Government tax plans to help out 'squeezed middle'
THE Coalition will today lay out the groundwork for a five-year tax plan which will be aimed at the so-called ‘squeezed middle’, as well as tens of thousands of Irish professionals who emigrated during the recession.
Finance Minister Michael Noonan will pledge €1.5bn “wriggle-room” in October’s Budget, which will be split evenly between tax cuts and spending measures.
Workers earning between €35,000-€70,000 will be targeted in the Government’s so-called ‘Spring Statement’, which has effectively shaped into a pitch for re-election.
There will a focus placed on taking 90,000 workers out of the Universal Social Charge (USC) with sources confirming that increasing the entry point from €17,000 to a higher amount is under examination.
While Labour previously dismissed talk of a five-year tax plan, the Spring Statement will outline tax and spending measures that span beyond the General Election.
It will be predicted that the economy will return to a position of growth not seen since 2007.
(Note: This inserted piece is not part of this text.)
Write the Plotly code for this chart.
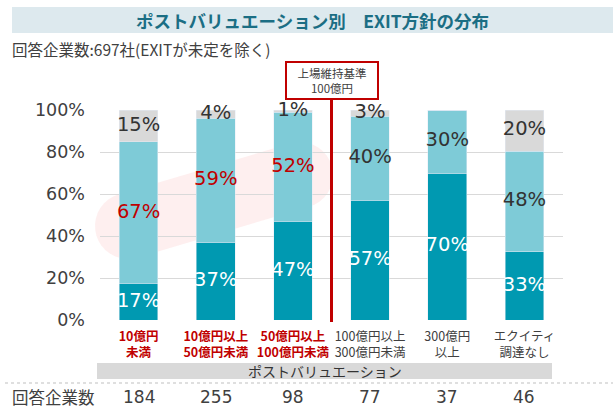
import math
import plotly.graph_objects as go

# ---------------- data ----------------
categories = ["10億円<br>未満", "10億円以上<br>50億円未満", "50億円以上<br>100億円未満",
              "100億円以上<br>300億円未満", "300億円<br>以上", "エクイティ<br>調達なし"]
cat_colors = ["#c00000", "#c00000", "#c00000", "#404040", "#404040", "#404040"]
series_bottom = [0.174, 0.37, 0.47, 0.57, 0.70, 0.326]   # dark teal
series_middle = [0.674, 0.59, 0.52, 0.40, 0.30, 0.478]   # light teal
series_top = [0.152, 0.04, 0.01, 0.03, 0.0, 0.196]       # gray
mid_label_colors = ["#c00000", "#c00000", "#c00000", "#333333", "#333333", "#333333"]
counts = [184, 255, 98, 77, 37, 46]
y_ticks = [0, 0.2, 0.4, 0.6, 0.8, 1.0]

JP = "Noto Sans CJK JP"
NUM = "DejaVu Sans, Noto Sans CJK JP"
W, H = 613, 409
L, R, T, B = 100, 50, 110, 89
PW, PH = W - L - R, H - T - B

def px(x):
    return (x - L) / PW

def py(y):
    return (H - B - y) / PH

xs = list(range(len(categories)))

fig = go.Figure()
fig.add_bar(x=xs, y=series_bottom, marker_color="#0099b1", hoverinfo="skip")
fig.add_bar(x=xs, y=series_middle, marker_color="#7ecbd7", hoverinfo="skip")
fig.add_bar(x=xs, y=series_top, marker_color="#d9d9d9", hoverinfo="skip")

# labels centered in each segment
def seg_labels(vals, bases, colors):
    lx, ly, lt, lc = [], [], [], []
    for i, (v, b) in enumerate(zip(vals, bases)):
        if v <= 0:
            continue
        lx.append(i)
        ly.append(b + v / 2)
        lt.append(f"{round(v * 100)}%")
        lc.append(colors[i])
    fig.add_scatter(x=lx, y=ly, text=lt, mode="text", cliponaxis=False,
                    textfont=dict(family=NUM, size=19.5, color=lc),
                    hoverinfo="skip")

zeros = [0] * len(xs)
seg_labels(series_bottom, zeros, ["#ffffff"] * len(xs))
seg_labels(series_middle, series_bottom, mid_label_colors)
seg_labels(series_top, [a + b for a, b in zip(series_bottom, series_middle)], ["#333333"] * len(xs))

# pink highlight pill (rotated rounded rectangle) behind the first three bars
c1, c2, rad = (128, 226), (300, 175), 33
ang = math.atan2(c2[1] - c1[1], c2[0] - c1[0])
pts = []
for k in range(0, 181, 10):
    a = ang + math.pi / 2 + math.radians(k)
    pts.append((c1[0] + rad * math.cos(a), c1[1] + rad * math.sin(a)))
for k in range(0, 181, 10):
    a = ang - math.pi / 2 + math.radians(k)
    pts.append((c2[0] + rad * math.cos(a), c2[1] + rad * math.sin(a)))
path = "M " + " L ".join(f"{px(x):.4f},{py(y):.4f}" for x, y in pts) + " Z"
shapes = [
    dict(type="path", path=path, xref="paper", yref="paper", fillcolor="#fde9e9",
         line=dict(width=0), layer="below", opacity=0.75),
    # title band
    dict(type="rect", xref="paper", yref="paper", x0=px(12), x1=px(613), y0=py(33), y1=py(7),
         fillcolor="#dde9ee", line=dict(width=0)),
    # red threshold line
    dict(type="line", xref="x", yref="paper", x0=2.5, x1=2.5, y0=py(322), y1=py(96),
         line=dict(color="#c00000", width=3)),
    # bottom grey band
    dict(type="rect", xref="paper", yref="paper", x0=px(97), x1=px(552), y0=py(379), y1=py(363),
         fillcolor="#d9d9d9", line=dict(width=0)),
    # dotted separator
    dict(type="line", xref="paper", yref="paper", x0=px(5), x1=px(613), y0=py(383), y1=py(383),
         line=dict(color="#bfbfbf", width=1, dash="dot")),
]

annotations = [
    dict(text="<b>ポストバリュエーション別　EXIT方針の分布</b>", xref="paper", yref="paper",
         x=px(312), y=py(20), showarrow=False, xanchor="center", yanchor="middle",
         font=dict(family=JP, size=17.5, color="#1b6e84")),
    dict(text="回答企業数:697社(EXITが未定を除く)", xref="paper", yref="paper",
         x=px(10), y=py(49), showarrow=False, xanchor="left", yanchor="middle",
         font=dict(family=JP, size=15.5, color="#404040")),
    dict(text="上場維持基準<br>100億円", xref="x", yref="paper", x=2.5, y=py(80),
         showarrow=False, xanchor="center", yanchor="middle", bgcolor="#ffffff",
         bordercolor="#c00000", borderwidth=2, borderpad=2, width=86,
         font=dict(family=JP, size=11.5, color="#404040")),
    dict(text="ポストバリュエーション", xref="paper", yref="paper",
         x=px(325), y=py(371), showarrow=False, xanchor="center", yanchor="middle",
         font=dict(family=JP, size=14, color="#333333")),
    dict(text="回答企業数", xref="paper", yref="paper",
         x=px(10), y=py(397), showarrow=False, xanchor="left", yanchor="middle",
         font=dict(family=JP, size=16.5, color="#404040")),
]
for i, c in enumerate(counts):
    annotations.append(dict(text=str(c), xref="x", yref="paper", x=i, y=py(397),
                            showarrow=False, xanchor="center", yanchor="middle",
                            font=dict(family=NUM, size=17, color="#404040")))

ticktext = [f"<span style='color:{col}'>{'<b>' + t + '</b>' if col == '#c00000' else t}</span>"
            for t, col in zip(categories, cat_colors)]

fig.update_layout(
    width=W, height=H, barmode="stack", bargap=0.5, showlegend=False,
    margin=dict(l=L, r=R, t=T, b=B, pad=0),
    paper_bgcolor="#ffffff", plot_bgcolor="#ffffff",
    font=dict(family=JP, color="#404040"),
    shapes=shapes, annotations=annotations,
    xaxis=dict(tickmode="array", tickvals=xs, ticktext=ticktext, range=[-0.5, 5.5],
               showgrid=False, zeroline=False, showline=False, ticks="",
               tickfont=dict(family=JP, size=12.5, color="#404040"), ticklabelstandoff=7),
    yaxis=dict(range=[0, 1], tickvals=y_ticks, tickformat=".0%", showgrid=True,
               gridcolor="#d9d9d9", gridwidth=1, zeroline=False, showline=False, ticks="",
               tickfont=dict(family=NUM, size=17.5, color="#404040"),
               ticklabelstandoff=14),
)

fig.write_html("out.html", config={"displayModeBar": False},
               post_script="document.body.style.margin='0';document.body.style.padding='0';")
Ministers will tell the Dail that the country is to experience a period of inward migration in 2017 for the first time since the crash.
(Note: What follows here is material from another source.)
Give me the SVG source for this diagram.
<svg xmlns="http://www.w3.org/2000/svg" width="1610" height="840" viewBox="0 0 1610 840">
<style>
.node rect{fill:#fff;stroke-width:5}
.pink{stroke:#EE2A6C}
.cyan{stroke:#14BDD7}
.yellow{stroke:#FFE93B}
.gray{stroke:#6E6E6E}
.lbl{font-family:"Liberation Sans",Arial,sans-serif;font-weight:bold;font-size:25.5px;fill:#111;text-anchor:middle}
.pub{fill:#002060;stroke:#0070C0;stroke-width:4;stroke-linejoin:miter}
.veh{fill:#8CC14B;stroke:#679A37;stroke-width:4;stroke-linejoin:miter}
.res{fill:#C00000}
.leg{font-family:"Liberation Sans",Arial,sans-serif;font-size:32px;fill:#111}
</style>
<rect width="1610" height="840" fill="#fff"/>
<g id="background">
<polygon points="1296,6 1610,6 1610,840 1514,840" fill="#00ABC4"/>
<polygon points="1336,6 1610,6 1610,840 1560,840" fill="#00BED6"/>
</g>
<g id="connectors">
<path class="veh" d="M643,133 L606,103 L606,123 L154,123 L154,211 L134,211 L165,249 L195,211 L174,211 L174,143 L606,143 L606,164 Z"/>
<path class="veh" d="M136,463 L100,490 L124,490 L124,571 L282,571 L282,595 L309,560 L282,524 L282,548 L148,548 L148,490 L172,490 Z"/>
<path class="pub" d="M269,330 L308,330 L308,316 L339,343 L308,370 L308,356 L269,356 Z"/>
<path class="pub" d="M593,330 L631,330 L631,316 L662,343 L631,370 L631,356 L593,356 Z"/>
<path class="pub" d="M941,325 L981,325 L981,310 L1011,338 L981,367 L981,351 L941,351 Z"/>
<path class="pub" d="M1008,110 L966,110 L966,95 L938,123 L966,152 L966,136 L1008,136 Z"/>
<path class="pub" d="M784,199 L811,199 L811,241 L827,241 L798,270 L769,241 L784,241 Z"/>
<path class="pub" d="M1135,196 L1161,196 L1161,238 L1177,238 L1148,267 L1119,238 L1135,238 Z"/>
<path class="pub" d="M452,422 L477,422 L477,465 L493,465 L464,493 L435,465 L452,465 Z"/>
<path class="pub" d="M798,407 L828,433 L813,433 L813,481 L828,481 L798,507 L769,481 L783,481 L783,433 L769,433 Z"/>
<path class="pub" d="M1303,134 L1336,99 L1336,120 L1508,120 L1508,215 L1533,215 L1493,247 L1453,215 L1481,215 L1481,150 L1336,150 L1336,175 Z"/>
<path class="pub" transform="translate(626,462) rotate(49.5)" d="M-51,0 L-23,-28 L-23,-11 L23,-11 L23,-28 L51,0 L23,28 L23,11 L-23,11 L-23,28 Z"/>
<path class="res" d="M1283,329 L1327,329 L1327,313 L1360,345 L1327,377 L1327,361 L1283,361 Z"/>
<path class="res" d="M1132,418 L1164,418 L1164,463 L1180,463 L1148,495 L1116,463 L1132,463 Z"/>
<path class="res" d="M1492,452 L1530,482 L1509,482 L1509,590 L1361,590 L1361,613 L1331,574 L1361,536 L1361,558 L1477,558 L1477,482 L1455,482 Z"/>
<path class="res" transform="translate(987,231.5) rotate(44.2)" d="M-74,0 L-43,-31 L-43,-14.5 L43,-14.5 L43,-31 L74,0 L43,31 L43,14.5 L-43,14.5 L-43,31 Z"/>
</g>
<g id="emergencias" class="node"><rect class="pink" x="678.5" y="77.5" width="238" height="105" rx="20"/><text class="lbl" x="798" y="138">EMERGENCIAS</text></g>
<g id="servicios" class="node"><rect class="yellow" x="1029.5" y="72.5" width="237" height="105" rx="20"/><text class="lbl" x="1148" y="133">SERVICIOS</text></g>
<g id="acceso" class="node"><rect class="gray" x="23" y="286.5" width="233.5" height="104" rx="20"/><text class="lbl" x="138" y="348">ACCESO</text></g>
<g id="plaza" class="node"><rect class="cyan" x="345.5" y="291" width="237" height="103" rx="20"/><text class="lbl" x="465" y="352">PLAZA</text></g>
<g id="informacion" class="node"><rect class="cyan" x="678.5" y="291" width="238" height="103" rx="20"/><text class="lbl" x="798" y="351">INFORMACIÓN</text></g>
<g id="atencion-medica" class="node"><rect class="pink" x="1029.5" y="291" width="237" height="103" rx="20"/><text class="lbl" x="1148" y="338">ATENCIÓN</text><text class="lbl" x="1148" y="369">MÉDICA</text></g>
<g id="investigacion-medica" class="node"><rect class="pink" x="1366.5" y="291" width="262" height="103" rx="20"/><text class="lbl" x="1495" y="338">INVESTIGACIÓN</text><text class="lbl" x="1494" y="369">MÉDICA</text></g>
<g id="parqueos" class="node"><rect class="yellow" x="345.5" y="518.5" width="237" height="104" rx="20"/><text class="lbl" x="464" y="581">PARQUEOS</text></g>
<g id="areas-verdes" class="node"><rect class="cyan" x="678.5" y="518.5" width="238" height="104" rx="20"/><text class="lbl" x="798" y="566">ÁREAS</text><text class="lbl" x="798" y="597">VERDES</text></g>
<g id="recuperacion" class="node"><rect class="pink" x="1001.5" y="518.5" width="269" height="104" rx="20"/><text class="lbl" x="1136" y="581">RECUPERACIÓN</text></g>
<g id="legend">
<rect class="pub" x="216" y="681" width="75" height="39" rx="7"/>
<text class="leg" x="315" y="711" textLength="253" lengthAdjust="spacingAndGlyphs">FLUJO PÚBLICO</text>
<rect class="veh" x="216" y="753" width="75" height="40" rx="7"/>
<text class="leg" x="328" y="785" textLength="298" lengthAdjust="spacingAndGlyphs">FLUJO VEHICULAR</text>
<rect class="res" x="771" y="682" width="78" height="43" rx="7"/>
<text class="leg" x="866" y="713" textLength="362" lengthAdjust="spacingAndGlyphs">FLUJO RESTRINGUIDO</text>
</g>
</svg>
Next year will see a balance between outward and inward migration before an expected “rush” of people returning home.
The statement is geared towards convincing tens of thousands of emigrants that they will find employment here, as the Government continues its plans to introduce income tax reductions.
“We are predicting a rush of Irish emigrants returning home. It is of enormous importance to the Irish psyche and to confidence,” said a senior Government source.
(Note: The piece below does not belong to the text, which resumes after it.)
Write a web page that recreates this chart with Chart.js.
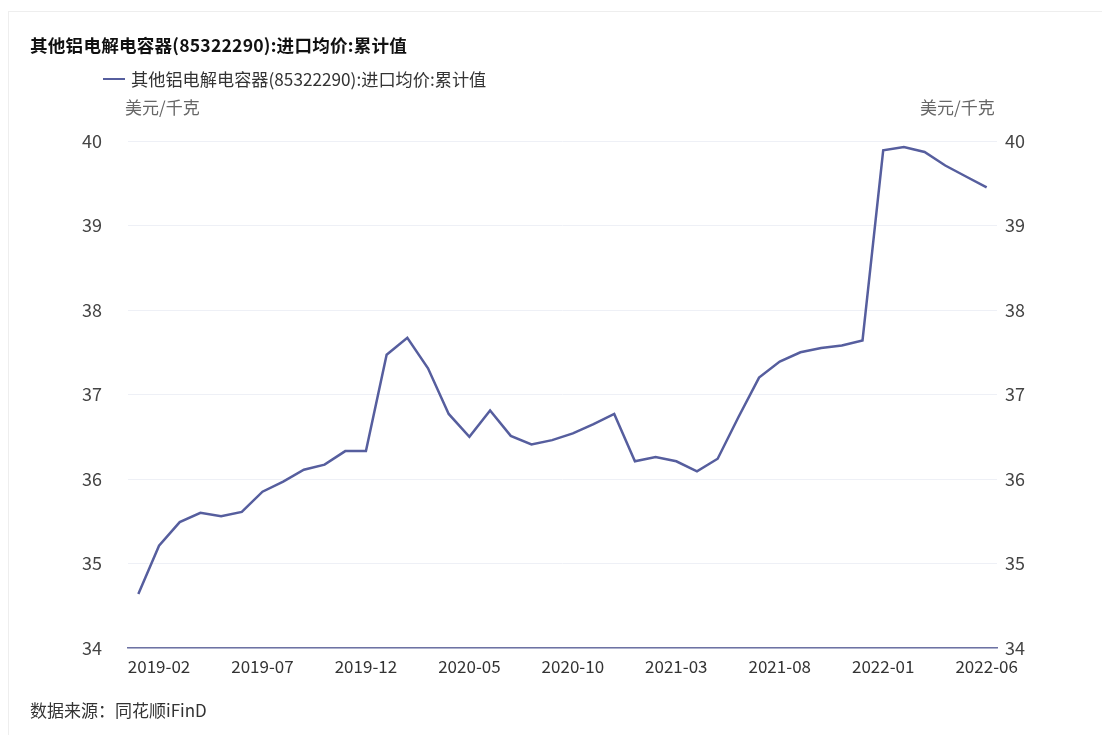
<!DOCTYPE html>
<html>
<head>
<meta charset="utf-8">
<script src="https://cdn.jsdelivr.net/npm/chart.js@4/dist/chart.umd.min.js"></script>
<style>
  html, body { margin: 0; padding: 0; background: #fff; }
  body { width: 1102px; height: 735px; position: relative; overflow: hidden;
         font-family: "Noto Sans CJK SC", "Noto Sans", sans-serif; color: #333; }
  .frame { position: absolute; left: 8px; top: 11px; right: -2px; bottom: -2px; border: 1px solid #eeeeee; }
  #chart { position: absolute; left: 0; top: 0; }
  .title { position: absolute; left: 30px; top: 33px; font-size: 17.6px; line-height: 24px; font-weight: bold; color: #111; letter-spacing: 0.2px; }
  .legend { position: absolute; left: 103px; top: 66px; font-size: 17.2px; line-height: 26px; color: #333; display: flex; align-items: center; }
  .legend i { display: inline-block; width: 22px; height: 2px; background: #565e9e; margin-right: 6px; }
  .unit { position: absolute; top: 95px; font-size: 17px; line-height: 24px; color: #666; }
  .source { position: absolute; left: 30px; top: 697px; font-size: 17px; line-height: 26px; color: #333; }
</style>
</head>
<body>
<div class="frame"></div>
<canvas id="chart" width="1102" height="735"></canvas>
<div class="title">其他铝电解电容器(85322290):进口均价:累计值</div>
<div class="legend"><i></i>其他铝电解电容器(85322290):进口均价:累计值</div>
<div class="unit" style="left:125px">美元/千克</div>
<div class="unit" style="left:920px">美元/千克</div>
<div class="source">数据来源：同花顺iFinD</div>
<script>
const seriesName = '其他铝电解电容器(85322290):进口均价:累计值';

const months = [
    '2019-01', '2019-02', '2019-03', '2019-04', '2019-05', '2019-06', '2019-07', '2019-08', '2019-09', '2019-10', '2019-11', '2019-12',
    '2020-01', '2020-02', '2020-03', '2020-04', '2020-05', '2020-06', '2020-07', '2020-08', '2020-09', '2020-10', '2020-11', '2020-12',
    '2021-01', '2021-02', '2021-03', '2021-04', '2021-05', '2021-06', '2021-07', '2021-08', '2021-09', '2021-10', '2021-11', '2021-12',
    '2022-01', '2022-02', '2022-03', '2022-04', '2022-05', '2022-06'
];

const avgPrice = [
    34.64, 35.21, 35.49, 35.60, 35.56, 35.61, 35.85, 35.97, 36.11, 36.17, 36.33, 36.33,
    37.47, 37.67, 37.31, 36.77, 36.50, 36.81, 36.51, 36.41, 36.46, 36.54, 36.65, 36.77,
    36.21, 36.26, 36.21, 36.09, 36.24, 36.73, 37.20, 37.39, 37.50, 37.55, 37.58, 37.64,
    39.89, 39.93, 39.87, 39.71, 39.58, 39.45
];

const yTicks = [34, 35, 36, 37, 38, 39, 40];

const tickFont = { family: '"Noto Sans CJK SC", sans-serif', size: 18 };

new Chart(document.getElementById('chart'), {
    type: 'line',
    data: {
        labels: months,
        datasets: [{
            label: seriesName,
            data: avgPrice,
            borderColor: '#565e9e',
            borderWidth: 2.5,
            pointRadius: 0,
            tension: 0,
            yAxisID: 'y'
        }, {
            // same series bound to the right axis so both scales stay in step
            label: seriesName,
            data: avgPrice,
            borderWidth: 0,
            pointRadius: 0,
            showLine: false,
            yAxisID: 'y1'
        }]
    },
    options: {
        responsive: false,
        animation: false,
        layout: { padding: { top: 141, left: 0, right: 0, bottom: 0 } },
        plugins: {
            legend: { display: false },
            tooltip: { enabled: false }
        },
        scales: {
            x: {
                offset: true,
                grid: { display: false },
                border: { display: true, color: '#6d72a3', width: 1.5 },
                ticks: {
                    autoSkip: false,
                    maxRotation: 0,
                    padding: 0,
                    color: '#333',
                    font: { family: '"Noto Sans CJK SC", sans-serif', size: 17 },
                    callback: (value, index) => (index % 5 === 1 ? months[index] : '')
                },
                afterFit: (axis) => { axis.height = 87; }
            },
            y: {
                position: 'left',
                min: yTicks[0],
                max: yTicks[yTicks.length - 1],
                afterBuildTicks: (axis) => { axis.ticks = yTicks.map(v => ({ value: v })); },
                grid: { color: '#eef0f6', drawTicks: false, lineWidth: 1 },
                border: { display: false },
                ticks: { color: '#444', font: tickFont, padding: 26 },
                afterFit: (axis) => { axis.width = 128; }
            },
            y1: {
                position: 'right',
                min: yTicks[0],
                max: yTicks[yTicks.length - 1],
                afterBuildTicks: (axis) => { axis.ticks = yTicks.map(v => ({ value: v })); },
                grid: { display: false, drawTicks: false },
                border: { display: false },
                ticks: { color: '#444', font: tickFont, padding: 8 },
                afterFit: (axis) => { axis.width = 105; }
            }
        }
    }
});
</script>
</body>
</html>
Both Mr Noonan and Public Expenditure Minister Brendan Howlin will deliver separate speeches in the Dail, similar to the process on Budget Day.
Opposition parties and TDs will then be given an opportunity to make their cases.
The Coalition’s economic strategy is based on projected growth of over 4pc this year.
It will be predicted that the target of ‘full employment’ –whereby all the jobs lost in the recession are restored – will be achieved by 2018.
Mr Howlin will announce the beginning of the negotiations with public sector unions over the restoration of pay.
Mr Noonan will hint at measures aimed at avoiding spiralling property prices,
particularly in urban areas.
The Fine Gael minister will also refer to his plans to haul in the banks in a bid to bring about a cut in the variable mortgage rate.